[Start]
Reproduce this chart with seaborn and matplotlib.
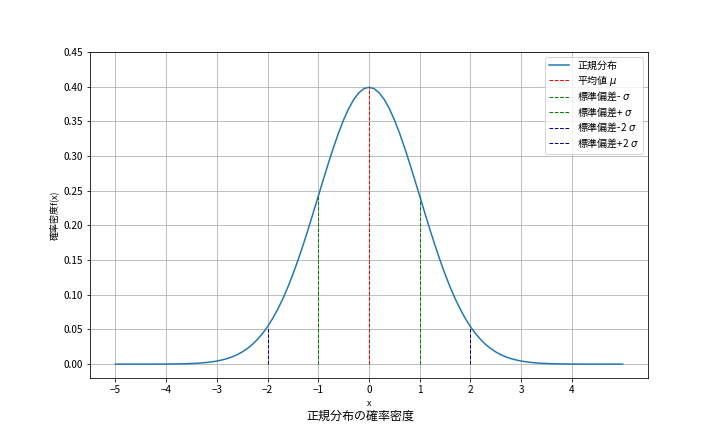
import matplotlib
matplotlib.use("Agg")
import matplotlib.pyplot as plt
import seaborn as sns
import numpy as np
import pandas as pd

# curve values, x = 0.0, 0.1, ... 5.0 (the curve is symmetric)
half_x = [round(0.1 * i, 1) for i in range(51)]
half_pdf = [
    0.3989, 0.3970, 0.3910, 0.3814, 0.3683, 0.3521, 0.3332, 0.3123, 0.2897, 0.2661,
    0.2420, 0.2179, 0.1942, 0.1714, 0.1497, 0.1295, 0.1109, 0.0940, 0.0790, 0.0656,
    0.0540, 0.0440, 0.0355, 0.0283, 0.0224, 0.0175, 0.0136, 0.0104, 0.0079, 0.0060,
    0.0044, 0.0033, 0.0024, 0.0017, 0.0012, 0.0009, 0.0006, 0.0004, 0.0003, 0.0002,
    0.0001, 0.0001, 0.0001, 0.0000, 0.0000, 0.0000, 0.0000, 0.0000, 0.0000, 0.0000,
    0.0000,
]
x_vals = [-v for v in half_x[::-1]] + half_x[1:]
pdf_vals = half_pdf[::-1] + half_pdf[1:]

# reference lines: position, height, label, colour
line_x = [0, -1, 1, -2, 2]
line_h = [0.3989, 0.2420, 0.2420, 0.0540, 0.0540]
line_labels = ["平均値 $\\mu$", "標準偏差- $\\sigma$", "標準偏差+ $\\sigma$",
               "標準偏差-2 $\\sigma$", "標準偏差+2 $\\sigma$"]
line_colors = ["red", "green", "green", "darkblue", "darkblue"]

x_ticks = list(range(-5, 5))
y_ticks = [round(0.05 * i, 2) for i in range(10)]

plt.rcParams["font.family"] = ["Noto Sans CJK JP", "DejaVu Sans"]

df = pd.DataFrame({"x": x_vals, "f": pdf_vals})

fig, ax = plt.subplots(figsize=(10, 6), dpi=72)
fig.subplots_adjust(left=0.125, right=0.9, top=0.88, bottom=0.125)
sns.lineplot(data=df, x="x", y="f", ax=ax, color="#1f77b4", linewidth=1.5, label="正規分布")

# dashed lines from the axis up to the curve
for xv, h, lab, c in zip(line_x, line_h, line_labels, line_colors):
    ax.plot([xv, xv], [0, h], color=c, linestyle="--", linewidth=1.0, label=lab)

ax.set_ylim(-0.02, 0.45)
ax.set_xticks(x_ticks)
ax.set_yticks(y_ticks)
ax.yaxis.set_major_formatter(matplotlib.ticker.FormatStrFormatter("%.2f"))
ax.tick_params(labelsize=10)
ax.set_xlabel("x", fontsize=9)
ax.set_ylabel("確率密度f(x)", fontsize=9)
ax.grid(True, color="#b0b0b0", linewidth=0.8)
ax.legend(loc="upper right", fontsize=10, labelspacing=0.2, handlelength=2.0,
          borderpad=0.4)
fig.text(0.5, 0.037, "正規分布の確率密度", ha="center", va="center", fontsize=12)

fig.savefig("out.png", dpi=72)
[End]
SHORT TASK ▸ Reproduce the data above word for word from its first line through the line that holds "import pandas as pd", both ends included; skip pictures.

REPLY ▸
Reproduce this chart with seaborn and matplotlib.
import matplotlib
matplotlib.use("Agg")
import matplotlib.pyplot as plt
import seaborn as sns
import numpy as np
import pandas as pd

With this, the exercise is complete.